L’oratoire de l’Immaculée Conception est transformé en Parlement du royaume, et on y place symboliquement un trône, symbole de la présence de George III parmi ses nouveaux sujets.

Les Anglais commirent une erreur lourde de conséquence : ils écartèrent Paoli du pouvoir, confiant la charge de vice-roi à l’un des leurs. Le sentiment d’injustice, ressenti par la majorité de la population, prive le nouveau régime de l’assise populaire dont il aurait eu besoin pour se maintenir durablement.

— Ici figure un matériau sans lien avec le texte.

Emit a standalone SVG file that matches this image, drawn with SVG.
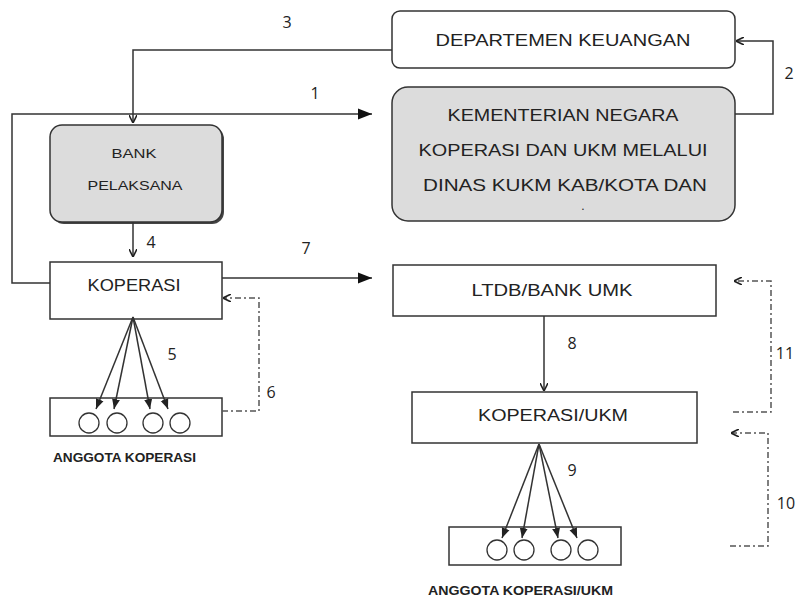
<svg xmlns="http://www.w3.org/2000/svg" width="796" height="599" viewBox="0 0 796 599">
<style>
.box{fill:#fff;stroke:#333;stroke-width:1.5}
.gray{fill:#dcdcdc;stroke:#333;stroke-width:1.5}
.t{font-family:"Liberation Sans",Arial,sans-serif;fill:#222;text-anchor:middle;dominant-baseline:central}
.n{font-family:"Open Sans","Liberation Sans",sans-serif;font-size:16px;fill:#222;text-anchor:middle;dominant-baseline:central}
.b{font-family:"Liberation Sans",Arial,sans-serif;font-weight:bold;font-size:12px;fill:#222;dominant-baseline:central}
.ln{fill:none;stroke:#333;stroke-width:1.5}
.dd{fill:none;stroke:#555;stroke-width:1.5;stroke-dasharray:6,3,2,3}
.c{fill:#fff;stroke:#333;stroke-width:1.3}
</style>
<defs>
<marker id="ah" viewBox="0 0 10 10" refX="10" refY="5" markerWidth="10" markerHeight="10" markerUnits="userSpaceOnUse" orient="auto">
<path d="M0,1 L10,5 L0,9 z" fill="#222"/>
</marker>
<marker id="as" viewBox="0 0 10 10" refX="10" refY="5" markerWidth="8" markerHeight="8" markerUnits="userSpaceOnUse" orient="auto">
<path d="M0,0 L10,5 L0,10" fill="none" stroke="#222" stroke-width="2"/>
</marker>
<marker id="ab" viewBox="0 0 10 10" refX="10" refY="5" markerWidth="14" markerHeight="14" markerUnits="userSpaceOnUse" orient="auto">
<path d="M0,1 L10,5 L0,9 z" fill="#111"/>
</marker>
</defs>
<rect width="796" height="599" fill="#fff"/>

<g id="departemen">
<rect class="box" x="392" y="11" width="343" height="57" rx="8"/>
<text class="t" x="563" y="40" font-size="17" textLength="255" lengthAdjust="spacingAndGlyphs">DEPARTEMEN  KEUANGAN</text>
</g>

<g id="kementerian">
<rect class="gray" x="392" y="87" width="343" height="134" rx="16"/>
<text class="t" x="563" y="115" font-size="17" textLength="231" lengthAdjust="spacingAndGlyphs">KEMENTERIAN  NEGARA</text>
<text class="t" x="563" y="150" font-size="17" textLength="289" lengthAdjust="spacingAndGlyphs">KOPERASI DAN UKM MELALUI</text>
<text class="t" x="565" y="185" font-size="17" textLength="284" lengthAdjust="spacingAndGlyphs">DINAS KUKM KAB/KOTA DAN</text>
<text class="t" x="583" y="206" font-size="12">.</text>
</g>

<g id="bank">
<rect x="52" y="127" width="172" height="97" rx="12" fill="#444"/>
<rect class="gray" x="50" y="125" width="172" height="97" rx="12"/>
<text class="t" x="134" y="153" font-size="13" textLength="45" lengthAdjust="spacingAndGlyphs">BANK</text>
<text class="t" x="135" y="185" font-size="13" textLength="95" lengthAdjust="spacingAndGlyphs">PELAKSANA</text>
</g>

<g id="koperasi">
<rect class="box" x="50" y="262" width="172" height="57"/>
<text class="t" x="134" y="285" font-size="17" textLength="93" lengthAdjust="spacingAndGlyphs">KOPERASI</text>
</g>

<g id="anggota-koperasi">
<rect class="box" x="50" y="398" width="172" height="38"/>
<circle class="c" cx="89" cy="423" r="10"/>
<circle class="c" cx="117" cy="423" r="10"/>
<circle class="c" cx="153" cy="423" r="10"/>
<circle class="c" cx="180" cy="423" r="10"/>
<text class="b" x="53" y="458" textLength="143" lengthAdjust="spacingAndGlyphs">ANGGOTA KOPERASI</text>
</g>

<g id="ltdb">
<rect class="box" x="393" y="265" width="323" height="51"/>
<text class="t" x="552" y="290" font-size="16" textLength="161" lengthAdjust="spacingAndGlyphs">LTDB/BANK UMK</text>
</g>

<g id="koperasi-ukm">
<rect class="box" x="412" y="392" width="285" height="51"/>
<text class="t" x="553" y="415" font-size="16" textLength="150" lengthAdjust="spacingAndGlyphs">KOPERASI/UKM</text>
</g>

<g id="anggota-ukm">
<rect class="box" x="449" y="527" width="172" height="38"/>
<circle class="c" cx="497" cy="550" r="10"/>
<circle class="c" cx="524" cy="550" r="10"/>
<circle class="c" cx="561" cy="550" r="10"/>
<circle class="c" cx="588" cy="550" r="10"/>
<text class="b" x="428" y="591" textLength="185" lengthAdjust="spacingAndGlyphs">ANGGOTA KOPERASI/UKM</text>
</g>

<g id="connectors">
<path class="ln" d="M392,50 H133 V123" marker-end="url(#as)"/>
<path class="ln" d="M50,283 H12 V114 H372" marker-end="url(#ab)"/>
<path class="ln" d="M735,114 H773 V41 H736" marker-end="url(#as)"/>
<path class="ln" d="M133,222 V257" marker-end="url(#as)"/>
<path class="ln" d="M222,278 H372" marker-end="url(#ab)"/>
<path class="ln" d="M133,317 L96,409" marker-end="url(#ah)"/>
<path class="ln" d="M133,317 L114,409" marker-end="url(#ah)"/>
<path class="ln" d="M133,317 L150,409" marker-end="url(#ah)"/>
<path class="ln" d="M133,317 L168,409" marker-end="url(#ah)"/>
<path class="dd" d="M222,411 H259 V298 H223" marker-end="url(#as)"/>
<path class="ln" d="M544,316 V391" marker-end="url(#as)"/>
<path class="ln" d="M539,444 L502,538" marker-end="url(#ah)"/>
<path class="ln" d="M539,444 L522,538" marker-end="url(#ah)"/>
<path class="ln" d="M539,444 L558,538" marker-end="url(#ah)"/>
<path class="ln" d="M539,444 L577,538" marker-end="url(#ah)"/>
<path class="dd" d="M733,412 H771 V281 H734" marker-end="url(#as)"/>
<path class="dd" d="M730,546 H768 V433 H731" marker-end="url(#as)"/>
<text class="n" x="287" y="22">3</text>
<text class="n" x="315" y="93">1</text>
<text class="n" x="789" y="73">2</text>
<text class="n" x="151" y="242">4</text>
<text class="n" x="306" y="248">7</text>
<text class="n" x="172" y="354">5</text>
<text class="n" x="271" y="392">6</text>
<text class="n" x="572" y="343">8</text>
<text class="n" x="785" y="353">11</text>
<text class="n" x="572" y="470">9</text>
<text class="n" x="786" y="503">10</text>
</g>
</svg>
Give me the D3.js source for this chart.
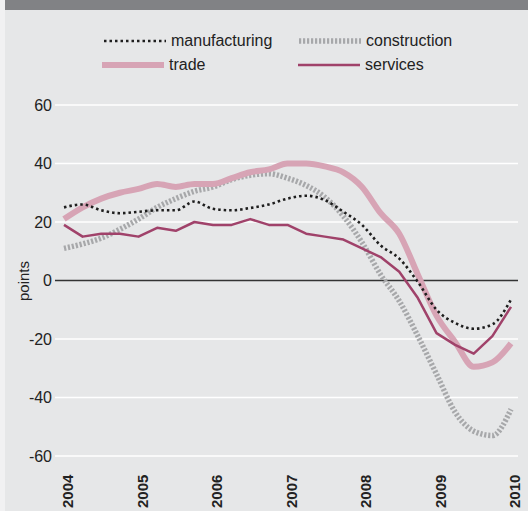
<!DOCTYPE html>
<html>
<head>
<meta charset="utf-8">
<script src="https://cdn.jsdelivr.net/npm/d3@7"></script>
<style>
  body { margin: 0; background: #f1f1f2; }
  svg { display: block; font-family: "Liberation Sans", Arial, Helvetica, sans-serif; }
</style>
</head>
<body>
<div id="chart"></div>
<script>
// quarterly survey balances, 2004Q1 .. 2010Q1
const quarters = d3.range(0, 25);
const manufacturing = [25, 26, 24, 23, 23.5, 24, 24, 27, 24.5, 24, 24.8, 26, 28, 29, 27.5, 23.5, 19, 12, 7.5, -0.5, -10, -14.5, -16.5, -15, -6.5];
const construction = [11, 12.5, 14.5, 17.5, 21, 25, 28, 30.5, 32, 34.5, 36, 36.5, 35, 32.5, 28.5, 22, 13, 2, -7, -19, -32, -45, -51.5, -53, -44];
const trade = [21, 25, 28, 30, 31.3, 33, 32, 33, 33, 35, 37, 38, 40, 40, 39, 37, 32, 23, 16, 2, -12, -21, -29.5, -28, -21.5];
const services = [19, 15, 16, 16, 15, 18, 17, 20, 19, 19, 21, 19, 19, 16, 15, 14, 11, 8, 3, -6, -18, -22, -25, -19, -9];
const yearLabels = ["2004", "2005", "2006", "2007", "2008", "2009", "2010"];
const yTicks = [60, 40, 20, 0, -20, -40, -60];

const W = 528, H = 511;

const svg = d3.select("#chart").append("svg")
  .attr("width", W)
  .attr("height", H);

// panel + top band
svg.append("rect").attr("x", 5).attr("y", 0).attr("width", W - 5).attr("height", H).attr("fill", "#e6e7e8");
svg.append("rect").attr("x", 5).attr("y", 0).attr("width", W - 5).attr("height", 10).attr("fill", "#818285");

const x = d3.scaleLinear().domain([0, 24]).range([64, 511]);
const y = d3.scaleLinear().domain([-60, 60]).range([456, 105]);

// gridlines
svg.append("g")
  .selectAll("line")
  .data(yTicks.filter(d => d !== 0))
  .join("line")
  .attr("x1", 55).attr("x2", 518)
  .attr("y1", d => y(d)).attr("y2", d => y(d))
  .attr("stroke", "#ffffff")
  .attr("stroke-width", 1.5);

// y axis labels (plain hyphen for negatives)
const yAxis = svg.append("g")
  .attr("transform", "translate(52,0)")
  .call(d3.axisLeft(y).tickValues(yTicks).tickSize(0).tickPadding(0).tickFormat(d => String(d)));
yAxis.select(".domain").remove();
yAxis.selectAll("text")
  .attr("font-family", "Liberation Sans, Arial, sans-serif")
  .attr("font-size", "16px")
  .attr("fill", "#222");

svg.append("text")
  .attr("transform", "translate(29,281) rotate(-90)")
  .attr("text-anchor", "middle")
  .attr("font-size", "15px")
  .attr("fill", "#222")
  .text("points");

// x labels (rotated)
svg.append("g")
  .selectAll("text")
  .data(yearLabels)
  .join("text")
  .attr("transform", (d, i) => `translate(${x(i * 4) + 9},508) rotate(-90)`)
  .attr("font-size", "15px")
  .attr("font-weight", "bold")
  .attr("fill", "#222")
  .text(d => d);

// zero line
svg.append("line")
  .attr("x1", 55).attr("x2", 518)
  .attr("y1", y(0)).attr("y2", y(0))
  .attr("stroke", "#333")
  .attr("stroke-width", 1.3);

const series = [
  { name: "construction", values: construction, color: "#a7a8aa", width: 5.5, dash: "2.2,1.8", curve: d3.curveMonotoneX },
  { name: "trade", values: trade, color: "#d7a4b5", width: 6, dash: null, curve: d3.curveMonotoneX },
  { name: "manufacturing", values: manufacturing, color: "#1e1e1e", width: 2.6, dash: "2.5,3", curve: d3.curveMonotoneX },
  { name: "services", values: services, color: "#a0426a", width: 2.5, dash: null, curve: d3.curveLinear }
];

series.forEach(s => {
  const line = d3.line()
    .x((d, i) => x(quarters[i]))
    .y(d => y(d))
    .curve(s.curve);
  svg.append("path")
    .datum(s.values)
    .attr("d", line)
    .attr("fill", "none")
    .attr("stroke", s.color)
    .attr("stroke-width", s.width)
    .attr("stroke-dasharray", s.dash)
    .attr("stroke-linejoin", "round");
});

// legend
const legend = [
  { label: "manufacturing", s: series[2], lx: 104, ly: 41 },
  { label: "construction", s: series[0], lx: 299, ly: 41 },
  { label: "trade", s: series[1], lx: 102, ly: 65 },
  { label: "services", s: series[3], lx: 298, ly: 65 }
];
legend.forEach(l => {
  svg.append("line")
    .attr("x1", l.lx).attr("x2", l.lx + 62)
    .attr("y1", l.ly).attr("y2", l.ly)
    .attr("stroke", l.s.color)
    .attr("stroke-width", l.s.width)
    .attr("stroke-dasharray", l.s.dash);
  svg.append("text")
    .attr("x", l.lx + 67)
    .attr("y", l.ly + 5)
    .attr("font-size", "16px")
    .attr("fill", "#222")
    .text(l.label);
});
</script>
</body>
</html>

Le ressentiment des paolistes et les victoires de l’armée française dans l’Italie si proche vont provoquer des mouvements d’agitation qui s’amplifieront peu à peu.

Au printemps 1796, les Bastiais apprennent avec stupeur les incroyables succès de l’armée d’Italie placée sous les ordres du jeune général Bonaparte. Après une avancée fulgurante, les Français entrent dans Livourne au début de l’été. Bonaparte commence alors à infiltrer l’île, discrètement, par petits groupes, au moyen d’embarcations modestes.

Dans l’île, l’insurrection monte et en octobre 1796, les Anglais reçoivent l’ordre de la quitter. Un contrordre est donné, mais il arrive trop tard, le vice-roi se trouvant déjà à l’île d’Elbe en compagnie de l’amiral Nelson.